● **Challenge**
Return the listing below unchanged, minus its pictures.

** START Given data **

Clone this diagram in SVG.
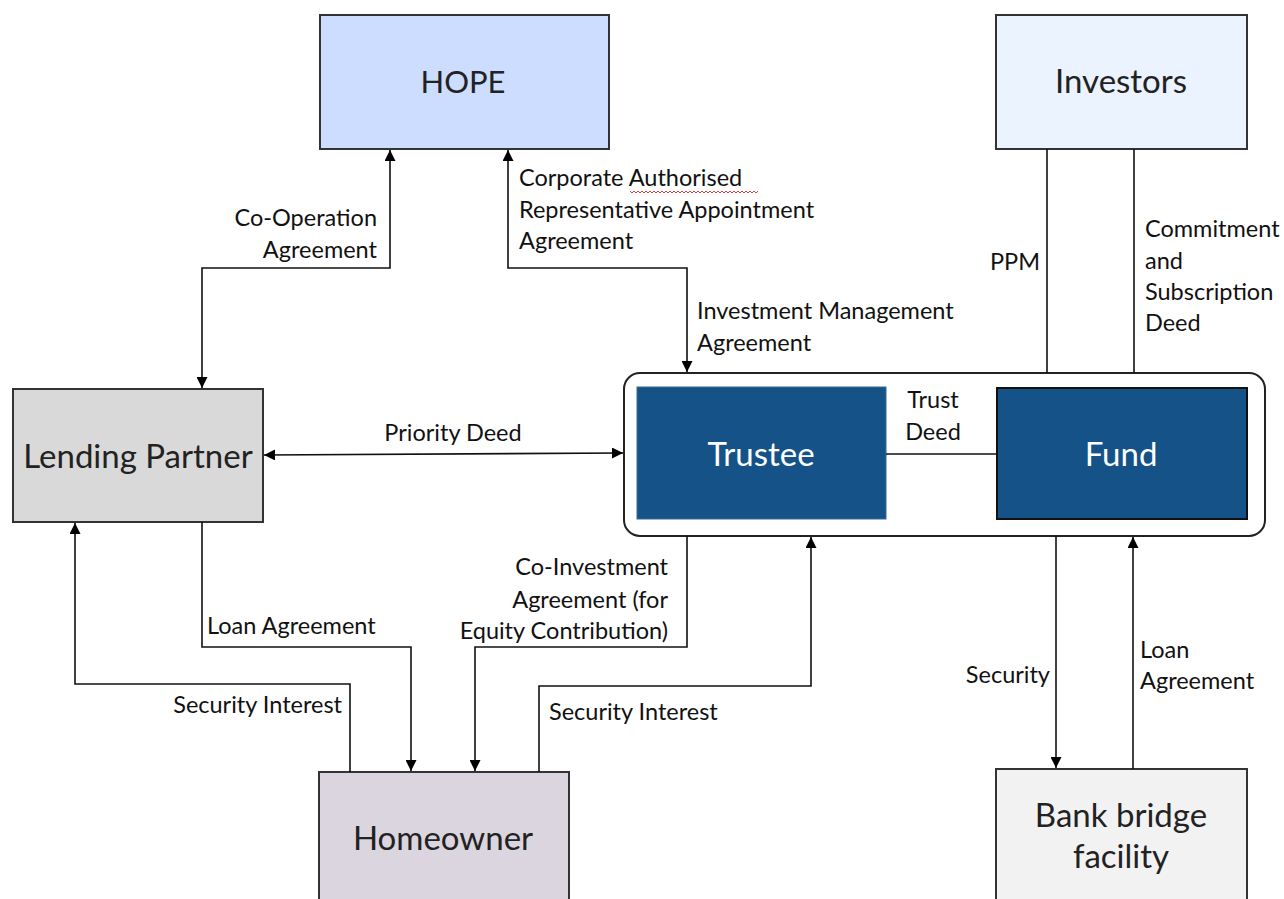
<svg xmlns="http://www.w3.org/2000/svg" width="1284" height="899" viewBox="0 0 1284 899">
  <defs>
    <marker id="arr" viewBox="0 0 10 10" refX="10" refY="5" markerWidth="12" markerHeight="11" markerUnits="userSpaceOnUse" orient="auto-start-reverse">
      <path d="M0,0 L10,5 L0,10 Z" fill="#000"/>
    </marker>
    <style>
      .box { stroke: #333; stroke-width: 2; }
      .node { font-family: Lato, "Open Sans", sans-serif; font-size: 33px; fill: #222; text-anchor: middle; }
      .white { fill: #fff; }
      .lbl { font-family: Lato, "Open Sans", sans-serif; font-size: 23.5px; fill: #111; }
      .end { text-anchor: end; }
      .mid { text-anchor: middle; }
      .line { fill: none; stroke: #111; stroke-width: 1.6; }
    </style>
  </defs>
  <rect width="1284" height="899" fill="#fff"/>

  <!-- parties -->
  <g id="hope">
    <rect class="box" x="320" y="15" width="289" height="134" fill="#CCDDFF"/>
    <text class="node" x="463" y="93" style="font-size:31px">HOPE</text>
  </g>
  <g id="investors">
    <rect class="box" x="996" y="15" width="251" height="134" fill="#EAF3FF"/>
    <text class="node" x="1121" y="93">Investors</text>
  </g>
  <g id="lending-partner">
    <rect class="box" x="13" y="389" width="250" height="133" fill="#D9D9D9"/>
    <text class="node" x="138" y="468">Lending Partner</text>
  </g>
  <g id="trust-structure">
    <rect x="624" y="373" width="641" height="163" rx="16" fill="#fff" stroke="#222" stroke-width="2"/>
  </g>
  <g id="trustee">
    <rect x="637" y="387" width="249" height="132" fill="#145288" stroke="#3a6a98" stroke-width="1"/>
    <text class="node white" x="761" y="466">Trustee</text>
  </g>
  <g id="fund">
    <rect x="997" y="388" width="250" height="131" fill="#145288" stroke="#111" stroke-width="2"/>
    <text class="node white" x="1121" y="466">Fund</text>
  </g>
  <g id="homeowner">
    <rect class="box" x="319" y="772" width="250" height="140" fill="#DBD5E0"/>
    <text class="node" x="443" y="850">Homeowner</text>
  </g>
  <g id="bank-bridge-facility">
    <rect class="box" x="996" y="769" width="251" height="143" fill="#F2F2F2"/>
    <text class="node" x="1121" y="827">Bank bridge</text>
    <text class="node" x="1121" y="868">facility</text>
  </g>

  <!-- agreements -->
  <g id="connectors">
    <path class="line" d="M390,150 V268 H202 V388" marker-start="url(#arr)" marker-end="url(#arr)"/>
    <path class="line" d="M508,150 V268 H687 V372" marker-start="url(#arr)" marker-end="url(#arr)"/>
    <path class="line" d="M1047,149 V373"/>
    <path class="line" d="M1134,149 V373"/>
    <path class="line" d="M264,455 L623,453" marker-start="url(#arr)" marker-end="url(#arr)"/>
    <path class="line" d="M886,454 H997"/>
    <path class="line" d="M202,522 V647 H411 V771" marker-end="url(#arr)"/>
    <path class="line" d="M350,772 V684 H75 V523" marker-end="url(#arr)"/>
    <path class="line" d="M687,536 V647 H475 V771" marker-end="url(#arr)"/>
    <path class="line" d="M539,772 V686 H811 V537" marker-end="url(#arr)"/>
    <path class="line" d="M1056,536 V768" marker-end="url(#arr)"/>
    <path class="line" d="M1133,769 V537" marker-end="url(#arr)"/>
    <!-- spell-check squiggle under "Authorised" -->
    <path d="M630,191 l2,2 2,-2 2,2 2,-2 2,2 2,-2 2,2 2,-2 2,2 2,-2 2,2 2,-2 2,2 2,-2 2,2 2,-2 2,2 2,-2 2,2 2,-2 2,2 2,-2 2,2 2,-2 2,2 2,-2 2,2 2,-2 2,2 2,-2 2,2 2,-2 2,2 2,-2 2,2 2,-2 2,2 2,-2 2,2 2,-2 2,2 2,-2 2,2 2,-2 2,2 2,-2 2,2 2,-2 2,2 2,-2 2,2 2,-2 2,2 2,-2 2,2 2,-2 2,2 2,-2 2,2 2,-2 2,2 2,-2 2,2 2,-2" fill="none" stroke="#e23b3b" stroke-width="1"/>
  </g>

  <!-- agreement labels -->
  <g id="labels">
    <text class="lbl end" x="377" y="226">Co-Operation</text>
    <text class="lbl end" x="377" y="258">Agreement</text>
    <text class="lbl" x="519" y="186">Corporate Authorised</text>
    <text class="lbl" x="519" y="218">Representative Appointment</text>
    <text class="lbl" x="519" y="249">Agreement</text>
    <text class="lbl" x="697" y="319">Investment Management</text>
    <text class="lbl" x="697" y="351">Agreement</text>
    <text class="lbl end" x="1040" y="270">PPM</text>
    <text class="lbl" x="1145" y="237">Commitment</text>
    <text class="lbl" x="1145" y="269">and</text>
    <text class="lbl" x="1145" y="300">Subscription</text>
    <text class="lbl" x="1145" y="331">Deed</text>
    <text class="lbl mid" x="453" y="441">Priority Deed</text>
    <text class="lbl mid" x="933" y="408">Trust</text>
    <text class="lbl mid" x="933" y="440">Deed</text>
    <text class="lbl" x="207" y="634">Loan Agreement</text>
    <text class="lbl end" x="342" y="713">Security Interest</text>
    <text class="lbl end" x="668" y="575">Co-Investment</text>
    <text class="lbl end" x="668" y="608">Agreement (for</text>
    <text class="lbl end" x="668" y="639">Equity Contribution)</text>
    <text class="lbl" x="549" y="720">Security Interest</text>
    <text class="lbl end" x="1050" y="683">Security</text>
    <text class="lbl" x="1140" y="658">Loan</text>
    <text class="lbl" x="1140" y="689">Agreement</text>
  </g>
</svg>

** END Given data **

● **Solution for this task**
Clone this diagram in SVG.
<svg xmlns="http://www.w3.org/2000/svg" width="1284" height="899" viewBox="0 0 1284 899">
  <defs>
    <marker id="arr" viewBox="0 0 10 10" refX="10" refY="5" markerWidth="12" markerHeight="11" markerUnits="userSpaceOnUse" orient="auto-start-reverse">
      <path d="M0,0 L10,5 L0,10 Z" fill="#000"/>
    </marker>
    <style>
      .box { stroke: #333; stroke-width: 2; }
      .node { font-family: Lato, "Open Sans", sans-serif; font-size: 33px; fill: #222; text-anchor: middle; }
      .white { fill: #fff; }
      .lbl { font-family: Lato, "Open Sans", sans-serif; font-size: 23.5px; fill: #111; }
      .end { text-anchor: end; }
      .mid { text-anchor: middle; }
      .line { fill: none; stroke: #111; stroke-width: 1.6; }
    </style>
  </defs>
  <rect width="1284" height="899" fill="#fff"/>

  <!-- parties -->
  <g id="hope">
    <rect class="box" x="320" y="15" width="289" height="134" fill="#CCDDFF"/>
    <text class="node" x="463" y="93" style="font-size:31px">HOPE</text>
  </g>
  <g id="investors">
    <rect class="box" x="996" y="15" width="251" height="134" fill="#EAF3FF"/>
    <text class="node" x="1121" y="93">Investors</text>
  </g>
  <g id="lending-partner">
    <rect class="box" x="13" y="389" width="250" height="133" fill="#D9D9D9"/>
    <text class="node" x="138" y="468">Lending Partner</text>
  </g>
  <g id="trust-structure">
    <rect x="624" y="373" width="641" height="163" rx="16" fill="#fff" stroke="#222" stroke-width="2"/>
  </g>
  <g id="trustee">
    <rect x="637" y="387" width="249" height="132" fill="#145288" stroke="#3a6a98" stroke-width="1"/>
    <text class="node white" x="761" y="466">Trustee</text>
  </g>
  <g id="fund">
    <rect x="997" y="388" width="250" height="131" fill="#145288" stroke="#111" stroke-width="2"/>
    <text class="node white" x="1121" y="466">Fund</text>
  </g>
  <g id="homeowner">
    <rect class="box" x="319" y="772" width="250" height="140" fill="#DBD5E0"/>
    <text class="node" x="443" y="850">Homeowner</text>
  </g>
  <g id="bank-bridge-facility">
    <rect class="box" x="996" y="769" width="251" height="143" fill="#F2F2F2"/>
    <text class="node" x="1121" y="827">Bank bridge</text>
    <text class="node" x="1121" y="868">facility</text>
  </g>

  <!-- agreements -->
  <g id="connectors">
    <path class="line" d="M390,150 V268 H202 V388" marker-start="url(#arr)" marker-end="url(#arr)"/>
    <path class="line" d="M508,150 V268 H687 V372" marker-start="url(#arr)" marker-end="url(#arr)"/>
    <path class="line" d="M1047,149 V373"/>
    <path class="line" d="M1134,149 V373"/>
    <path class="line" d="M264,455 L623,453" marker-start="url(#arr)" marker-end="url(#arr)"/>
    <path class="line" d="M886,454 H997"/>
    <path class="line" d="M202,522 V647 H411 V771" marker-end="url(#arr)"/>
    <path class="line" d="M350,772 V684 H75 V523" marker-end="url(#arr)"/>
    <path class="line" d="M687,536 V647 H475 V771" marker-end="url(#arr)"/>
    <path class="line" d="M539,772 V686 H811 V537" marker-end="url(#arr)"/>
    <path class="line" d="M1056,536 V768" marker-end="url(#arr)"/>
    <path class="line" d="M1133,769 V537" marker-end="url(#arr)"/>
    <!-- spell-check squiggle under "Authorised" -->
    <path d="M630,191 l2,2 2,-2 2,2 2,-2 2,2 2,-2 2,2 2,-2 2,2 2,-2 2,2 2,-2 2,2 2,-2 2,2 2,-2 2,2 2,-2 2,2 2,-2 2,2 2,-2 2,2 2,-2 2,2 2,-2 2,2 2,-2 2,2 2,-2 2,2 2,-2 2,2 2,-2 2,2 2,-2 2,2 2,-2 2,2 2,-2 2,2 2,-2 2,2 2,-2 2,2 2,-2 2,2 2,-2 2,2 2,-2 2,2 2,-2 2,2 2,-2 2,2 2,-2 2,2 2,-2 2,2 2,-2 2,2 2,-2 2,2 2,-2" fill="none" stroke="#e23b3b" stroke-width="1"/>
  </g>

  <!-- agreement labels -->
  <g id="labels">
    <text class="lbl end" x="377" y="226">Co-Operation</text>
    <text class="lbl end" x="377" y="258">Agreement</text>
    <text class="lbl" x="519" y="186">Corporate Authorised</text>
    <text class="lbl" x="519" y="218">Representative Appointment</text>
    <text class="lbl" x="519" y="249">Agreement</text>
    <text class="lbl" x="697" y="319">Investment Management</text>
    <text class="lbl" x="697" y="351">Agreement</text>
    <text class="lbl end" x="1040" y="270">PPM</text>
    <text class="lbl" x="1145" y="237">Commitment</text>
    <text class="lbl" x="1145" y="269">and</text>
    <text class="lbl" x="1145" y="300">Subscription</text>
    <text class="lbl" x="1145" y="331">Deed</text>
    <text class="lbl mid" x="453" y="441">Priority Deed</text>
    <text class="lbl mid" x="933" y="408">Trust</text>
    <text class="lbl mid" x="933" y="440">Deed</text>
    <text class="lbl" x="207" y="634">Loan Agreement</text>
    <text class="lbl end" x="342" y="713">Security Interest</text>
    <text class="lbl end" x="668" y="575">Co-Investment</text>
    <text class="lbl end" x="668" y="608">Agreement (for</text>
    <text class="lbl end" x="668" y="639">Equity Contribution)</text>
    <text class="lbl" x="549" y="720">Security Interest</text>
    <text class="lbl end" x="1050" y="683">Security</text>
    <text class="lbl" x="1140" y="658">Loan</text>
    <text class="lbl" x="1140" y="689">Agreement</text>
  </g>
</svg>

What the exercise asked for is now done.